On Fri, 15 Nov 2019 at 11:54, Amit Kapila <amit.kapila16@gmail.com> wrote:

On Wed, Nov 13, 2019 at 10:02 AM Masahiko Sawada
<masahiko.sawada@2ndquadrant.com> wrote:

I've done some tests while changing shared buffer size, delays and
number of workers. The overall results has the similar tendency as the
result shared by Dilip and looks reasonable to me.

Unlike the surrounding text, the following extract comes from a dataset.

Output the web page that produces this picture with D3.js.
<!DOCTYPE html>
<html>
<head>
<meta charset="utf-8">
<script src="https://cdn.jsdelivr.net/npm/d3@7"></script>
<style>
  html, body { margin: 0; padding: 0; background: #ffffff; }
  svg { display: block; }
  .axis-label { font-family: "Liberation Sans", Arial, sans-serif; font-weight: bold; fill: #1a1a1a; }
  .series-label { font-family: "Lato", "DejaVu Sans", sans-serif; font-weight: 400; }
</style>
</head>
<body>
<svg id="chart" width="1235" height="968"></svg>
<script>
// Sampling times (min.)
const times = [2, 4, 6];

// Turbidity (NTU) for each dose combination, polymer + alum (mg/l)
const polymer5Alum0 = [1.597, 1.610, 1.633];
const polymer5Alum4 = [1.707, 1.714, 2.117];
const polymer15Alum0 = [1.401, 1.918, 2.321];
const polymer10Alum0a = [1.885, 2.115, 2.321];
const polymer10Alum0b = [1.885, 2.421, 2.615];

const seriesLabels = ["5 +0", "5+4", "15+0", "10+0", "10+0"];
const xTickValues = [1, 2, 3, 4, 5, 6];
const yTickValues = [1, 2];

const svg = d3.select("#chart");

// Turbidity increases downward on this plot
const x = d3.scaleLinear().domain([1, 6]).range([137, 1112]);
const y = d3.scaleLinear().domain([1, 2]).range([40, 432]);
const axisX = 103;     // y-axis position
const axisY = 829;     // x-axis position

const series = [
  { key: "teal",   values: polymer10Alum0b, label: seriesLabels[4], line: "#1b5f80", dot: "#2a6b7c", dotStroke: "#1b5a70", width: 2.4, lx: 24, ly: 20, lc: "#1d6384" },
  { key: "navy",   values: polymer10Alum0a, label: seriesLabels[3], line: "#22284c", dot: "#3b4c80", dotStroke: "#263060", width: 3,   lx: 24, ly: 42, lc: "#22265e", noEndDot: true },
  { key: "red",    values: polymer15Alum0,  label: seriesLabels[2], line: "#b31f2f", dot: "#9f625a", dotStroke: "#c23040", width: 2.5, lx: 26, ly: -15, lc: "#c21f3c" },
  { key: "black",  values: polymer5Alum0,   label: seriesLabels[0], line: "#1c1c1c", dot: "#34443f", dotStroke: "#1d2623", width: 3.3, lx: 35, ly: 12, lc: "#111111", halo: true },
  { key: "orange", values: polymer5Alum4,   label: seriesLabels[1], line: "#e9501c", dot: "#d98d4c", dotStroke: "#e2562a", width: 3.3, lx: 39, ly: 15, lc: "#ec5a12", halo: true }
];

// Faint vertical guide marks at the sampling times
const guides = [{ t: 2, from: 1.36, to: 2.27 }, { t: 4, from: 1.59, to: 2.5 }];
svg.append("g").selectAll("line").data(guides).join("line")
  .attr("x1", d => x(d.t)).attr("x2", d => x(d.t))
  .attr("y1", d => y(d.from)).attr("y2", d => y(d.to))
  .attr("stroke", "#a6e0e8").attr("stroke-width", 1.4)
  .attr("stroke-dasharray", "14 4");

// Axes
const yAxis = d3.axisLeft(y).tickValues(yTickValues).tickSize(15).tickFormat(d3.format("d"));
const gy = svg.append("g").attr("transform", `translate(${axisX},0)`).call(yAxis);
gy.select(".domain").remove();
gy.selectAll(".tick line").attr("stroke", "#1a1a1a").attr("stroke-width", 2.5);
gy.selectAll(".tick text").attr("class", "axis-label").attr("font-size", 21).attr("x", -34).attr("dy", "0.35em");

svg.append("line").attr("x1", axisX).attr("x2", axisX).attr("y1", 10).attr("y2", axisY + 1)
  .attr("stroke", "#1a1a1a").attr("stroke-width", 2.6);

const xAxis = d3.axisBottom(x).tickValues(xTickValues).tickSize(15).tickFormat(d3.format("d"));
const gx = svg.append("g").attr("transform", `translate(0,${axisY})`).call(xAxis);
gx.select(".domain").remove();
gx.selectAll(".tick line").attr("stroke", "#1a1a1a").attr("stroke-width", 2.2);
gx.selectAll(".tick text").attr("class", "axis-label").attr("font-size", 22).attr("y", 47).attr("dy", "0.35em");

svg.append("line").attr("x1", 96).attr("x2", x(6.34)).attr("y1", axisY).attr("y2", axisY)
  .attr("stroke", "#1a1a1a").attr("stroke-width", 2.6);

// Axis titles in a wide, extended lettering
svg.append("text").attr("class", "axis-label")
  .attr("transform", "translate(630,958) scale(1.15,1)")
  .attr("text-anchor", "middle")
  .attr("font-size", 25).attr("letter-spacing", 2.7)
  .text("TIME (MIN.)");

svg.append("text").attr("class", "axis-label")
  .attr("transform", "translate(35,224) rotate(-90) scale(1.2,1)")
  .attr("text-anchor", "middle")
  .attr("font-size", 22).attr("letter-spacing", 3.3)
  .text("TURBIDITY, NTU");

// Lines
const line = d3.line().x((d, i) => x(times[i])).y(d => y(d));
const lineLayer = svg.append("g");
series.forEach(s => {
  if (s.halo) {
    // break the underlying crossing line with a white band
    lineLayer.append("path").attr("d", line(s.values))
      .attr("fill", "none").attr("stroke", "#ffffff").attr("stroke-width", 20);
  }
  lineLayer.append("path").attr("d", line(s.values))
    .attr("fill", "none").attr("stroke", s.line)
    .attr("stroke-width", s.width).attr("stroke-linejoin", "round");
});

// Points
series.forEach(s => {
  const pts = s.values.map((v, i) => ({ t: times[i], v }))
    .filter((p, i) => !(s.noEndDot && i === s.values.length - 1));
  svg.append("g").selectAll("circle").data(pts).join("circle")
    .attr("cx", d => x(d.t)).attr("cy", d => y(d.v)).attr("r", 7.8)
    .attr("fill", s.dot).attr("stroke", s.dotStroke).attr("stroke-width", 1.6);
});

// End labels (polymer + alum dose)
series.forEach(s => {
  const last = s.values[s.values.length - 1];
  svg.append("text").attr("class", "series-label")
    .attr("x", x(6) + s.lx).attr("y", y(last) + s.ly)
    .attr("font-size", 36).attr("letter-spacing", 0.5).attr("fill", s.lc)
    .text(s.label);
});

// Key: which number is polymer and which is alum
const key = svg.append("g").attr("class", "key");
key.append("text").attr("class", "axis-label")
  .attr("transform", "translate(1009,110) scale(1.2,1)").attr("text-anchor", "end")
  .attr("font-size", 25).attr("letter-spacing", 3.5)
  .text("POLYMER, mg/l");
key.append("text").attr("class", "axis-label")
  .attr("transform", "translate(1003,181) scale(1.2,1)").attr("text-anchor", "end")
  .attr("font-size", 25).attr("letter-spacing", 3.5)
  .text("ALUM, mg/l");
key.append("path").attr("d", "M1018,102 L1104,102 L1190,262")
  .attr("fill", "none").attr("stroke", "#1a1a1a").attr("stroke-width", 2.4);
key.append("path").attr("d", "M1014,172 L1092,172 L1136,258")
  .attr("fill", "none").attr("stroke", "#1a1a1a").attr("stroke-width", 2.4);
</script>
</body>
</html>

Thanks, Sawada-san for repeating the tests. I can see from yours,
Dilip and Mahendra's testing that the delay is distributed depending
upon the I/O done by a particular worker and the total I/O is also as
expected in various kinds of scenarios. So, I think this is a better
approach. Do you agree or you think we should still investigate more
on another approach as well?

I would like to summarize this approach. The basic idea for parallel
vacuum is to allow the parallel workers and master backend to have a
shared view of vacuum cost related parameters (mainly
VacuumCostBalance) and allow each worker to update it and then based
on that decide whether it needs to sleep. With this basic idea, we
found that in some cases the throttling is not accurate as explained
with an example in my email above [1] and then the tests performed by
Dilip and others in the following emails (In short, the workers doing
more I/O can be throttled less). Then as discussed in an email later
[2], we tried a way to avoid letting the workers sleep which has done
less or no I/O as compared to other workers. This ensured that
workers who are doing more I/O got throttled more. The idea is to
allow any worker to sleep only if it has performed the I/O above a
certain threshold and the overall balance is more than the cost_limit
set by the system. Then we will allow the worker to sleep
proportional to the work done by it and reduce the
VacuumSharedCostBalance by the amount which is consumed by the current
worker. This scheme leads to the desired throttling by different
workers based on the work done by the individual worker.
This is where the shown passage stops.